The Hagi-Oukan highway’s 9km descent in to Yamaguchi is particularly rewarding for tiring legs. With occassional inclines of upto 11%, and the odd technical hair pin bend to navigate, there is a need for some caution and quite a lot of breaking. The road is generally in good condition and enables us to gather considerable speed, although with this comes with a chill factor and we are glad to have our wind proofs with us to protect our torso’s from the cold December air.
Five kilometres into our descent we stop briefly at the Ichinosaka dam to admire the beauty of the compact Kinkei Lake in its mountainous and woodland setting. Kinkei Lake is a small reservoir that provides water to the city of Yamaguchi a little further downstream. Back in our saddle we ride a further 2km until the intersection with the 9, the main road which runs from Shimonseki to Hamada and marks the northern edge of the Yamaguchi city urban area.

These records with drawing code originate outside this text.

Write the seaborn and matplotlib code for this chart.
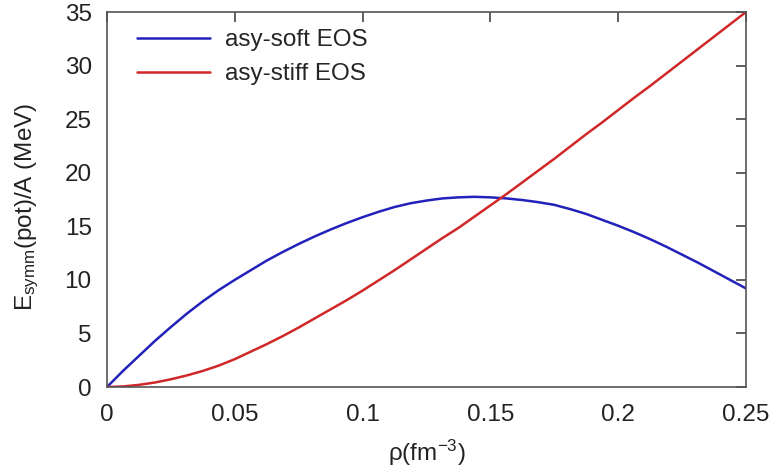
import matplotlib
matplotlib.use("Agg")
import matplotlib.pyplot as plt
import seaborn as sns
import pandas as pd

# density grid (fm^-3)
rho = [0.0, 0.00625, 0.0125, 0.01875, 0.025, 0.03125, 0.0375, 0.04375,
       0.05, 0.05625, 0.0625, 0.06875, 0.075, 0.08125, 0.0875, 0.09375,
       0.1, 0.10625, 0.1125, 0.11875, 0.125, 0.13125, 0.1375, 0.14375,
       0.15, 0.15625, 0.1625, 0.16875, 0.175, 0.18125, 0.1875, 0.19375,
       0.2, 0.20625, 0.2125, 0.21875, 0.225, 0.23125, 0.2375, 0.24375, 0.25]

# potential part of the symmetry energy per nucleon (MeV)
asy_soft = [0.0, 1.5, 2.9, 4.3, 5.6, 6.85, 8.0, 9.05,
            10.0, 10.9, 11.8, 12.6, 13.35, 14.05, 14.7, 15.3,
            15.85, 16.35, 16.8, 17.15, 17.4, 17.6, 17.7, 17.75,
            17.7, 17.6, 17.45, 17.25, 17.0, 16.6, 16.15, 15.6,
            15.05, 14.45, 13.8, 13.1, 12.35, 11.6, 10.8, 10.0, 9.2]
asy_stiff = [0.0, 0.05, 0.2, 0.42, 0.72, 1.08, 1.5, 2.0,
             2.6, 3.3, 4.0, 4.75, 5.55, 6.4, 7.25, 8.1,
             9.0, 9.95, 10.9, 11.9, 12.9, 13.9, 14.85, 15.9,
             16.95, 18.0, 19.1, 20.2, 21.3, 22.45, 23.6, 24.7,
             25.85, 27.0, 28.1, 29.25, 30.4, 31.55, 32.7, 33.85, 35.0]

series_names = ["asy-soft EOS", "asy-stiff EOS"]
x_ticks = [0, 0.05, 0.1, 0.15, 0.2, 0.25]
x_tick_labels = ["0", "0.05", "0.1", "0.15", "0.2", "0.25"]
y_ticks = [0, 5, 10, 15, 20, 25, 30, 35]

df = pd.concat([
    pd.DataFrame({"rho": rho, "E": asy_soft, "EOS": series_names[0]}),
    pd.DataFrame({"rho": rho, "E": asy_stiff, "EOS": series_names[1]}),
], ignore_index=True)

sns.set_theme(style="white")
plt.rcParams["font.family"] = ["Liberation Sans", "DejaVu Sans"]
plt.rcParams["mathtext.fontset"] = "custom"
plt.rcParams["mathtext.rm"] = "Liberation Sans"
plt.rcParams["mathtext.it"] = "Liberation Sans"
plt.rcParams["mathtext.default"] = "regular"

fig = plt.figure(figsize=(7.76, 4.73), dpi=100)
ax = fig.add_axes([107 / 776, 1 - 387 / 473, (746 - 107) / 776, (387 - 12) / 473])

palette = {"asy-soft EOS": "#2222bb", "asy-stiff EOS": "#d02828"}
sns.lineplot(data=df, x="rho", y="E", hue="EOS", palette=palette,
             linewidth=1.8, ax=ax, sort=False)

ax.set_xlim(0, 0.25)
ax.set_ylim(0, 35)
ax.set_xticks(x_ticks)
ax.set_xticklabels(x_tick_labels)
ax.set_yticks(y_ticks)

fs = 17.5
ax.tick_params(axis="both", which="both", direction="in", length=7, width=1.2,
               color="#444444", labelsize=fs, top=True, right=True,
               labelcolor="#222222")
ax.tick_params(axis="x", pad=12)
ax.tick_params(axis="y", pad=11)
for s in ax.spines.values():
    s.set_color("#555555")
    s.set_linewidth(1.2)

ax.set_xlabel(r"ρ(fm$^{-3}$)", fontsize=fs, color="#222222")
ax.set_ylabel(r"E$_{symm}$(pot)/A (MeV)", fontsize=fs, color="#222222")
ax.yaxis.set_label_coords(-0.104, 0.48)
ax.xaxis.set_label_coords(0.5, -0.135)

leg = ax.legend(loc="upper left", frameon=False, fontsize=fs,
                handlelength=3.0, handletextpad=0.62, labelspacing=0.5,
                bbox_to_anchor=(0.02, 1.0), borderaxespad=0.3)

fig.savefig("out.png", dpi=100)
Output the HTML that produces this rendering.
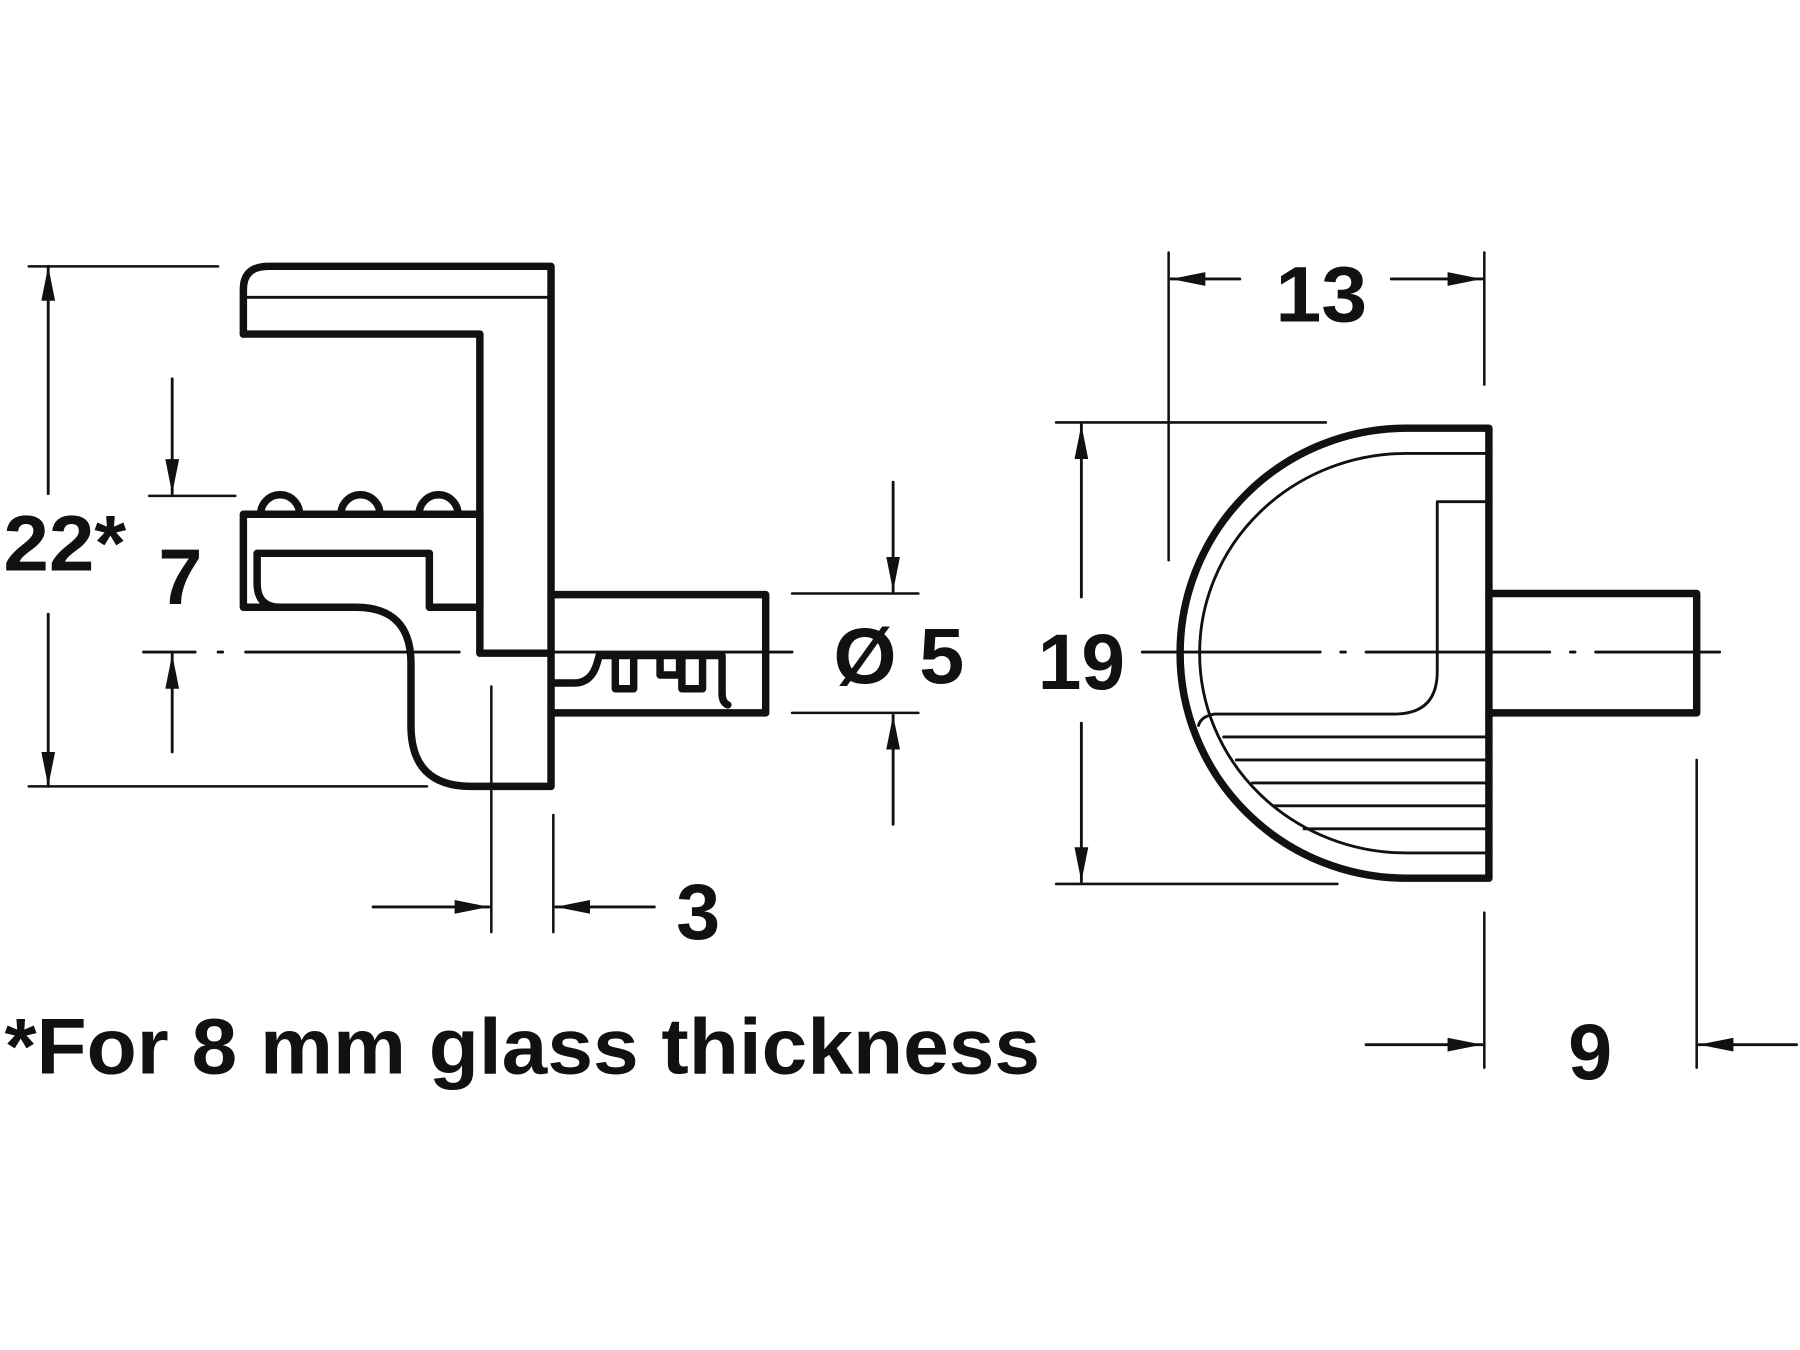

We are tempted to stop in Yamaguchi at one of the many restaurants and cafe’s downtown but, given the time, we decide to push on and followed the 62 a further kilometre until the intersection with the 2o4 where we turned right and proceeded to cycle a further 600m to the 21 and turned left. This route follows the Hagi-Oukan Highway and after 5km brings us to the intersection with the 262 where we turn right and ride along the now tiring 5km 125m climb to the 400m long tunnel that we passed through earlier in the day. Again, we ride through the tunnel cautiously on the 1.5m pavement that is separated from the highway by a 1.5m handrail.
Emerging from the tunnel we ride the 3km descent to the river Saba.Crossing the bridge we turn left onto the cycle path that runs along the banks of the river for 2km. Just before the highway and Shinkansen bridges we turn right and commence our final, but tiring short, climb of the day and return to our starting point at the Hofu Velodrome/cycle track.